After running the in silico Deep Mutational Scanning (ESM-2) and cross-referencing the predicted LLR Scores with the provided experimental dataset (L-Protein Mutants - Sheet1.csv). The results shows a that evolutionary stability (high LLR scores) does not perfectly correlate with lytic toxicity. Therefore, I prioritized mutants that showed empirical success (Lysis = 1 in the experimental data) and analyzed the biophysical rationale behind their efficacy to disrupt DnaJ dependency and enhance membrane pore formation.

Proposed Sequence Variants and Justifications

  1. L44P (Leucine to Proline at position 44): Proline is a known “helix breaker” that introduces a rigid kink into the peptide backbone. While the AI models might penalize this for structural instability, in the context of a transmembrane lytic pore, this structural kink likely alters the oligomerization geometry, favoring an irreversible disruption of the bacterial lipid bilayer, leading to the successful cell lysis observed in the experimental data.

  2. I46F (Isoleucine to Phenylalanine at position 46): Justification: Phenylalanine is a bulky, aromatic amino acid. Substituting a smaller aliphatic side chain (Isoleucine) with a bulky aromatic one increases the overall hydrophobicity and bulkiness within the membrane core. This enhances the anchoring strength of the L-protein in the E. coli inner membrane, stabilizing the lytic pore complex.

  3. R18I (Arginine to Isoleucine at position 18): Justification: The soluble domain relies on positively charged residues (like Arginine) to interact with the host chaperone DnaJ. Mutating Arginine to Isoleucine replaces a highly charged, hydrophilic residue with a purely hydrophobic one. This effectively breaks the electrostatic interaction with DnaJ, allowing the lysis protein to evade the host’s resistance mechanism and auto-fold.

  4. E25V (Glutamate to Valine at position 25): Justification: Similar to the previous rationale, Glutamate is a negatively charged amino acid that participates in polar contacts. Swapping it for Valine (hydrophobic and uncharged) disrupts the native binding interface with bacterial chaperones. The experimental data confirms that neutralizing these charges in the soluble domain leads to successful lysis (Lysis = 1), proving chaperone independence.

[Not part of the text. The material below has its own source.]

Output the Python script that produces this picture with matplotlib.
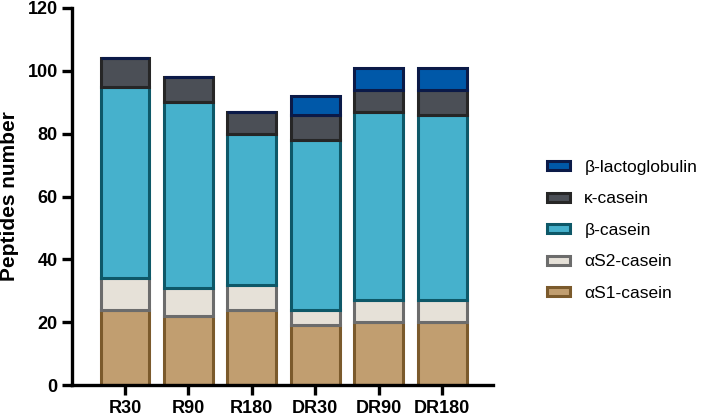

  5. R30L (Arginine to Leucine at position 30): Justification: This mutation reinforces the pattern discovered during the data analysis: eliminating positively charged Arginines (R18, R30) in the soluble domain consistently yields functional, lytic phages. Replacing Arginine 30 with Leucine reduces the solubility of the N-terminal tail, potentially accelerating its collapse and auto-folding without needing E. coli’s DnaJ assistance.